Geoscientific Model Development (Mar 2022)
Towards physics-inspired data-driven weather forecasting: integrating data assimilation with a deep spatial-transformer-based U-NET in a case study with ERA5
Abstract
There is growing interest in data-driven weather prediction (DDWP), e.g., using convolutional neural networks such as U-NET that are trained on data from models or reanalysis. Here, we propose three components, inspired by physics, to integrate with commonly used DDWP models in order to improve their forecast accuracy. These components are (1) a deep spatial transformer added to the latent space of U-NET to capture rotation and scaling transformation in the latent space for spatiotemporal data, (2) a data-assimilation (DA) algorithm to ingest noisy observations and improve the initial conditions for next forecasts, and (3) a multi-time-step algorithm, which combines forecasts from DDWP models with different time steps through DA, improving the accuracy of forecasts at short intervals.

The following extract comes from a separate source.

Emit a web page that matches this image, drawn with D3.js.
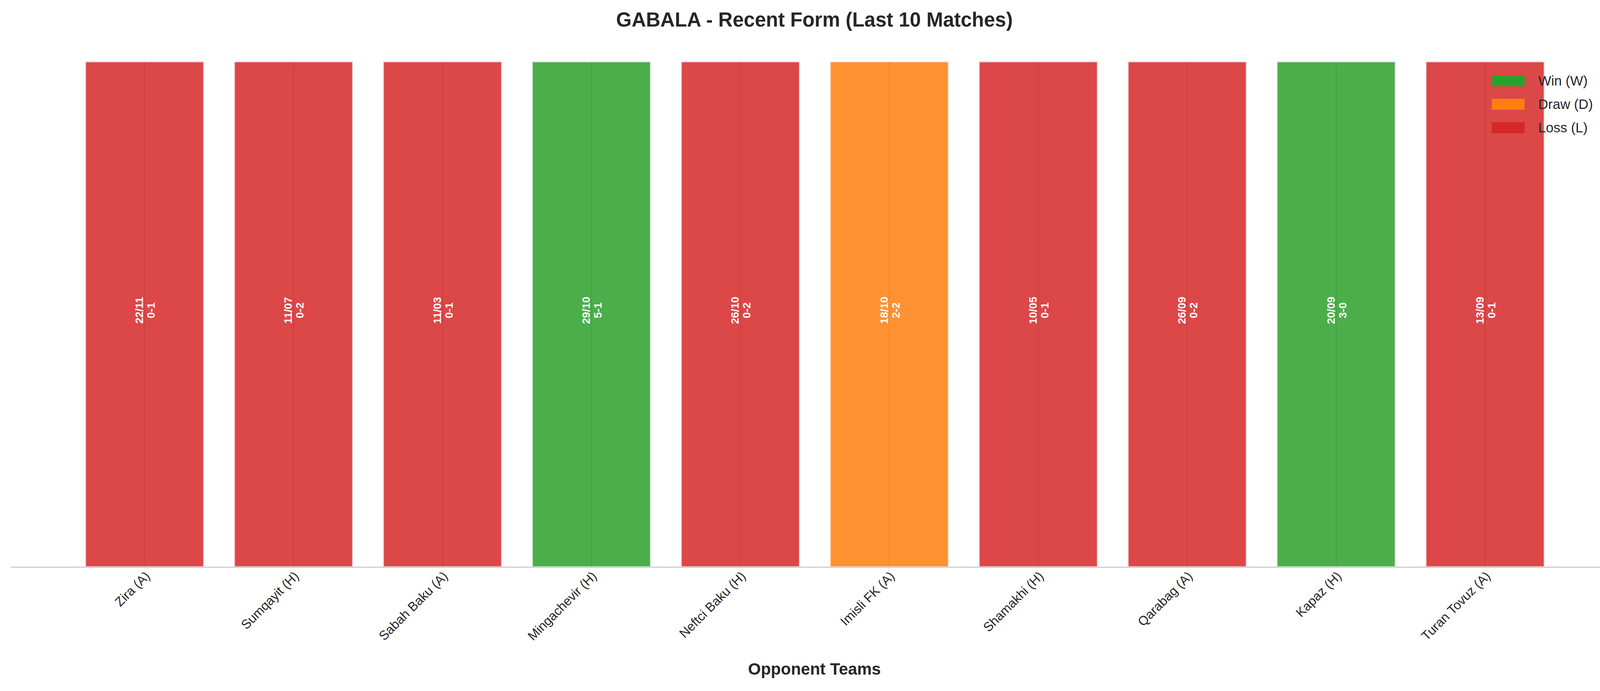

To show the benefit and feasibility of each component, we use geopotential height at 500 hPa (Z500) from ERA5 reanalysis and examine the short-term forecast accuracy of specific setups of the DDWP framework. Results show that the spatial-transformer-based U-NET (U-STN) clearly outperforms the U-NET, e.g., improving the forecast skill by 45 %. Using a sigma-point ensemble Kalman (SPEnKF) algorithm for DA and U-STN as the forward model, we show that stable, accurate DA cycles are achieved even with high observation noise. This DDWP+DA framework substantially benefits from large (O(1000)) ensembles that are inexpensively generated with the data-driven forward model in each DA cycle. The multi-time-step DDWP+DA framework also shows promise; for example, it reduces the average error by factors of 2–3. These results show the benefits and feasibility of these three components, which are flexible and can be used in a variety of DDWP setups. Furthermore, while here we focus on weather forecasting, the three components can be readily adopted for other parts of the Earth system, such as ocean and land, for which there is a rapid growth of data and need for forecast and assimilation.